▶ [WRITTEN EXERCISE]:
Without the pictures, repeat the listing character for character.

▶ [DATASET CONTENT]:
## start

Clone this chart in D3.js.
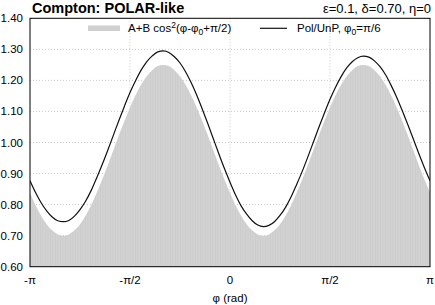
<!DOCTYPE html>
<html>
<head>
<meta charset="utf-8">
<script src="https://cdn.jsdelivr.net/npm/d3@7"></script>
<style>
  body { margin: 0; background: #fff; }
  svg { display: block; font-family: "Liberation Sans", Arial, sans-serif; }
</style>
</head>
<body>
<script>
// phi grid, degrees (every 5 deg from -180 to 180)
const phiDeg = d3.range(-180, 181, 5);

// histogram: A + B cos^2(phi - phi0 + pi/2)
const histValues = [
  0.838, 0.798, 0.764, 0.737, 0.717, 0.704, 0.700, 0.704, 0.717, 0.737,
  0.764, 0.798, 0.838, 0.881, 0.927, 0.975, 1.023, 1.069, 1.113, 1.152,
  1.186, 1.213, 1.233, 1.246, 1.250, 1.246, 1.233, 1.213, 1.186, 1.152,
  1.113, 1.069, 1.023, 0.975, 0.927, 0.881, 0.838, 0.798, 0.764, 0.737,
  0.717, 0.704, 0.700, 0.704, 0.717, 0.737, 0.764, 0.798, 0.838, 0.881,
  0.927, 0.975, 1.023, 1.069, 1.113, 1.152, 1.186, 1.213, 1.233, 1.246,
  1.250, 1.246, 1.233, 1.213, 1.186, 1.152, 1.113, 1.069, 1.023, 0.975,
  0.927, 0.881, 0.840
];

// Pol/UnP curve
const polValues = [
  0.877, 0.839, 0.806, 0.780, 0.760, 0.748, 0.745, 0.749, 0.763, 0.784,
  0.811, 0.845, 0.886, 0.929, 0.975, 1.023, 1.071, 1.117, 1.161, 1.199,
  1.233, 1.260, 1.279, 1.292, 1.295, 1.290, 1.276, 1.256, 1.228, 1.193,
  1.153, 1.108, 1.061, 1.012, 0.963, 0.916, 0.872, 0.831, 0.796, 0.769,
  0.748, 0.734, 0.729, 0.733, 0.745, 0.765, 0.791, 0.825, 0.865, 0.907,
  0.953, 1.001, 1.049, 1.095, 1.139, 1.178, 1.212, 1.240, 1.260, 1.273,
  1.278, 1.275, 1.263, 1.244, 1.218, 1.184, 1.146, 1.103, 1.058, 1.011,
  0.964, 0.919, 0.877
];

const yTicks = [0.6, 0.7, 0.8, 0.9, 1.0, 1.1, 1.2, 1.3, 1.4];
const xTickVals = [-Math.PI, -Math.PI / 2, 0, Math.PI / 2, Math.PI];
const xTickLabels = ["-π", "-π/2", "0", "π/2", "π"];

const W = 435, H = 305;
const pL = 30, pR = 430, pT = 18.3, pB = 266.7;

const svg = d3.select("body").append("svg")
  .attr("width", W).attr("height", H);

const x = d3.scaleLinear().domain([-Math.PI, Math.PI]).range([pL, pR]);
const y = d3.scaleLinear().domain([0.6, 1.4]).range([pB, pT]);
const rad = d => d * Math.PI / 180;

// clip + hatch pattern for histogram bins
const defs = svg.append("defs");
defs.append("clipPath").attr("id", "plot")
  .append("rect").attr("x", pL).attr("y", pT)
  .attr("width", pR - pL).attr("height", pB - pT);
const pat = defs.append("pattern").attr("id", "bins")
  .attr("patternUnits", "userSpaceOnUse")
  .attr("width", 2.5).attr("height", 10);
pat.append("rect").attr("width", 2.5).attr("height", 10).attr("fill", "#d2d2d2");
pat.append("rect").attr("width", 0.6).attr("height", 10).attr("fill", "#c8c8c8");

// grid
const grid = svg.append("g").attr("stroke", "#bdbdbd")
  .attr("stroke-width", 0.8).attr("stroke-dasharray", "1,2");
grid.selectAll("line.h").data(yTicks.slice(1, -1)).join("line")
  .attr("class", "h")
  .attr("x1", pL).attr("x2", pR)
  .attr("y1", d => y(d)).attr("y2", d => y(d));
grid.selectAll("line.v").data(xTickVals.slice(1, -1)).join("line")
  .attr("class", "v")
  .attr("y1", pT).attr("y2", pB)
  .attr("x1", d => x(d)).attr("x2", d => x(d));

// histogram area
const area = d3.area()
  .x((d, i) => x(rad(phiDeg[i])))
  .y0(pB)
  .y1(d => y(d))
  .curve(d3.curveMonotoneX);
svg.append("path")
  .datum(histValues)
  .attr("clip-path", "url(#plot)")
  .attr("fill", "url(#bins)")
  .attr("d", area);

// Pol/UnP line
const line = d3.line()
  .x((d, i) => x(rad(phiDeg[i])))
  .y(d => y(d))
  .curve(d3.curveMonotoneX);
svg.append("path")
  .datum(polValues)
  .attr("clip-path", "url(#plot)")
  .attr("fill", "none")
  .attr("stroke", "#111")
  .attr("stroke-width", 1.2)
  .attr("d", line);

// frame
svg.append("rect")
  .attr("x", pL).attr("y", pT)
  .attr("width", pR - pL).attr("height", pB - pT)
  .attr("fill", "none").attr("stroke", "#000").attr("stroke-width", 1);

// y axis labels
svg.append("g").attr("font-size", 11.5).attr("text-anchor", "end")
  .selectAll("text").data(yTicks).join("text")
  .attr("x", pL - 7).attr("y", d => y(d)).attr("dy", "0.35em")
  .attr("fill", "#000")
  .text(d => d3.format(".2f")(d));

// x axis labels
svg.append("g").attr("font-size", 11.5).attr("text-anchor", "middle")
  .selectAll("text").data(xTickVals).join("text")
  .attr("x", d => x(d)).attr("y", pB + 17)
  .attr("fill", "#000")
  .text((d, i) => xTickLabels[i]);

svg.append("text")
  .attr("x", x(0)).attr("y", 302)
  .attr("text-anchor", "middle").attr("font-size", 11.5)
  .text("φ (rad)");

// titles
svg.append("text")
  .attr("x", 32).attr("y", 13)
  .attr("font-size", 14.5).attr("font-weight", "bold")
  .text("Compton: POLAR-like");
svg.append("text")
  .attr("x", 431).attr("y", 13)
  .attr("text-anchor", "end").attr("font-size", 13)
  .text("ε=0.1, δ=0.70, η=0");

// legend
const lg = svg.append("g").attr("font-size", 11.5);
lg.append("rect")
  .attr("x", 88).attr("y", 25.5).attr("width", 32).attr("height", 5.5)
  .attr("fill", "#d0d0d0");
const t1 = lg.append("text").attr("x", 128).attr("y", 32);
t1.append("tspan").text("A+B cos");
t1.append("tspan").attr("dy", -4.5).attr("font-size", 8.5).text("2");
t1.append("tspan").attr("dy", 4.5).text("(φ-φ");
t1.append("tspan").attr("dy", 2.5).attr("font-size", 8.5).text("0");
t1.append("tspan").attr("dy", -2.5).text("+π/2)");

lg.append("line")
  .attr("x1", 260).attr("x2", 287).attr("y1", 28.3).attr("y2", 28.3)
  .attr("stroke", "#111").attr("stroke-width", 1.2);
const t2 = lg.append("text").attr("x", 297).attr("y", 32);
t2.append("tspan").text("Pol/UnP, φ");
t2.append("tspan").attr("dy", 2.5).attr("font-size", 8.5).text("0");
t2.append("tspan").attr("dy", -2.5).text("=π/6");
</script>
</body>
</html>
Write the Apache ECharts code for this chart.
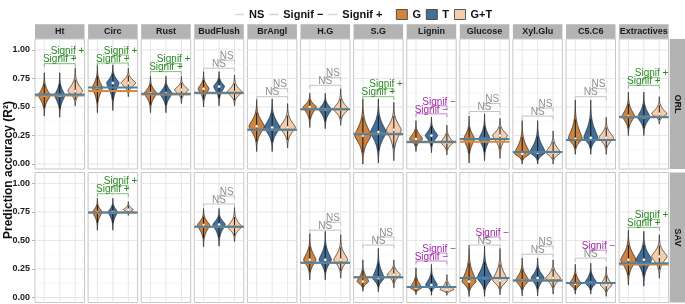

## end

▶ [RESULT OF THE EXERCISE]:
Clone this chart in D3.js.
<!DOCTYPE html>
<html>
<head>
<meta charset="utf-8">
<script src="https://cdn.jsdelivr.net/npm/d3@7"></script>
<style>
  body { margin: 0; background: #fff; }
  svg { display: block; font-family: "Liberation Sans", Arial, sans-serif; }
</style>
</head>
<body>
<script>
// phi grid, degrees (every 5 deg from -180 to 180)
const phiDeg = d3.range(-180, 181, 5);

// histogram: A + B cos^2(phi - phi0 + pi/2)
const histValues = [
  0.838, 0.798, 0.764, 0.737, 0.717, 0.704, 0.700, 0.704, 0.717, 0.737,
  0.764, 0.798, 0.838, 0.881, 0.927, 0.975, 1.023, 1.069, 1.113, 1.152,
  1.186, 1.213, 1.233, 1.246, 1.250, 1.246, 1.233, 1.213, 1.186, 1.152,
  1.113, 1.069, 1.023, 0.975, 0.927, 0.881, 0.838, 0.798, 0.764, 0.737,
  0.717, 0.704, 0.700, 0.704, 0.717, 0.737, 0.764, 0.798, 0.838, 0.881,
  0.927, 0.975, 1.023, 1.069, 1.113, 1.152, 1.186, 1.213, 1.233, 1.246,
  1.250, 1.246, 1.233, 1.213, 1.186, 1.152, 1.113, 1.069, 1.023, 0.975,
  0.927, 0.881, 0.840
];

// Pol/UnP curve
const polValues = [
  0.877, 0.839, 0.806, 0.780, 0.760, 0.748, 0.745, 0.749, 0.763, 0.784,
  0.811, 0.845, 0.886, 0.929, 0.975, 1.023, 1.071, 1.117, 1.161, 1.199,
  1.233, 1.260, 1.279, 1.292, 1.295, 1.290, 1.276, 1.256, 1.228, 1.193,
  1.153, 1.108, 1.061, 1.012, 0.963, 0.916, 0.872, 0.831, 0.796, 0.769,
  0.748, 0.734, 0.729, 0.733, 0.745, 0.765, 0.791, 0.825, 0.865, 0.907,
  0.953, 1.001, 1.049, 1.095, 1.139, 1.178, 1.212, 1.240, 1.260, 1.273,
  1.278, 1.275, 1.263, 1.244, 1.218, 1.184, 1.146, 1.103, 1.058, 1.011,
  0.964, 0.919, 0.877
];

const yTicks = [0.6, 0.7, 0.8, 0.9, 1.0, 1.1, 1.2, 1.3, 1.4];
const xTickVals = [-Math.PI, -Math.PI / 2, 0, Math.PI / 2, Math.PI];
const xTickLabels = ["-π", "-π/2", "0", "π/2", "π"];

const W = 435, H = 305;
const pL = 30, pR = 430, pT = 18.3, pB = 266.7;

const svg = d3.select("body").append("svg")
  .attr("width", W).attr("height", H);

const x = d3.scaleLinear().domain([-Math.PI, Math.PI]).range([pL, pR]);
const y = d3.scaleLinear().domain([0.6, 1.4]).range([pB, pT]);
const rad = d => d * Math.PI / 180;

// clip + hatch pattern for histogram bins
const defs = svg.append("defs");
defs.append("clipPath").attr("id", "plot")
  .append("rect").attr("x", pL).attr("y", pT)
  .attr("width", pR - pL).attr("height", pB - pT);
const pat = defs.append("pattern").attr("id", "bins")
  .attr("patternUnits", "userSpaceOnUse")
  .attr("width", 2.5).attr("height", 10);
pat.append("rect").attr("width", 2.5).attr("height", 10).attr("fill", "#d2d2d2");
pat.append("rect").attr("width", 0.6).attr("height", 10).attr("fill", "#c8c8c8");

// grid
const grid = svg.append("g").attr("stroke", "#bdbdbd")
  .attr("stroke-width", 0.8).attr("stroke-dasharray", "1,2");
grid.selectAll("line.h").data(yTicks.slice(1, -1)).join("line")
  .attr("class", "h")
  .attr("x1", pL).attr("x2", pR)
  .attr("y1", d => y(d)).attr("y2", d => y(d));
grid.selectAll("line.v").data(xTickVals.slice(1, -1)).join("line")
  .attr("class", "v")
  .attr("y1", pT).attr("y2", pB)
  .attr("x1", d => x(d)).attr("x2", d => x(d));

// histogram area
const area = d3.area()
  .x((d, i) => x(rad(phiDeg[i])))
  .y0(pB)
  .y1(d => y(d))
  .curve(d3.curveMonotoneX);
svg.append("path")
  .datum(histValues)
  .attr("clip-path", "url(#plot)")
  .attr("fill", "url(#bins)")
  .attr("d", area);

// Pol/UnP line
const line = d3.line()
  .x((d, i) => x(rad(phiDeg[i])))
  .y(d => y(d))
  .curve(d3.curveMonotoneX);
svg.append("path")
  .datum(polValues)
  .attr("clip-path", "url(#plot)")
  .attr("fill", "none")
  .attr("stroke", "#111")
  .attr("stroke-width", 1.2)
  .attr("d", line);

// frame
svg.append("rect")
  .attr("x", pL).attr("y", pT)
  .attr("width", pR - pL).attr("height", pB - pT)
  .attr("fill", "none").attr("stroke", "#000").attr("stroke-width", 1);

// y axis labels
svg.append("g").attr("font-size", 11.5).attr("text-anchor", "end")
  .selectAll("text").data(yTicks).join("text")
  .attr("x", pL - 7).attr("y", d => y(d)).attr("dy", "0.35em")
  .attr("fill", "#000")
  .text(d => d3.format(".2f")(d));

// x axis labels
svg.append("g").attr("font-size", 11.5).attr("text-anchor", "middle")
  .selectAll("text").data(xTickVals).join("text")
  .attr("x", d => x(d)).attr("y", pB + 17)
  .attr("fill", "#000")
  .text((d, i) => xTickLabels[i]);

svg.append("text")
  .attr("x", x(0)).attr("y", 302)
  .attr("text-anchor", "middle").attr("font-size", 11.5)
  .text("φ (rad)");

// titles
svg.append("text")
  .attr("x", 32).attr("y", 13)
  .attr("font-size", 14.5).attr("font-weight", "bold")
  .text("Compton: POLAR-like");
svg.append("text")
  .attr("x", 431).attr("y", 13)
  .attr("text-anchor", "end").attr("font-size", 13)
  .text("ε=0.1, δ=0.70, η=0");

// legend
const lg = svg.append("g").attr("font-size", 11.5);
lg.append("rect")
  .attr("x", 88).attr("y", 25.5).attr("width", 32).attr("height", 5.5)
  .attr("fill", "#d0d0d0");
const t1 = lg.append("text").attr("x", 128).attr("y", 32);
t1.append("tspan").text("A+B cos");
t1.append("tspan").attr("dy", -4.5).attr("font-size", 8.5).text("2");
t1.append("tspan").attr("dy", 4.5).text("(φ-φ");
t1.append("tspan").attr("dy", 2.5).attr("font-size", 8.5).text("0");
t1.append("tspan").attr("dy", -2.5).text("+π/2)");

lg.append("line")
  .attr("x1", 260).attr("x2", 287).attr("y1", 28.3).attr("y2", 28.3)
  .attr("stroke", "#111").attr("stroke-width", 1.2);
const t2 = lg.append("text").attr("x", 297).attr("y", 32);
t2.append("tspan").text("Pol/UnP, φ");
t2.append("tspan").attr("dy", 2.5).attr("font-size", 8.5).text("0");
t2.append("tspan").attr("dy", -2.5).text("=π/6");
</script>
</body>
</html>
Write the Apache ECharts code for this chart.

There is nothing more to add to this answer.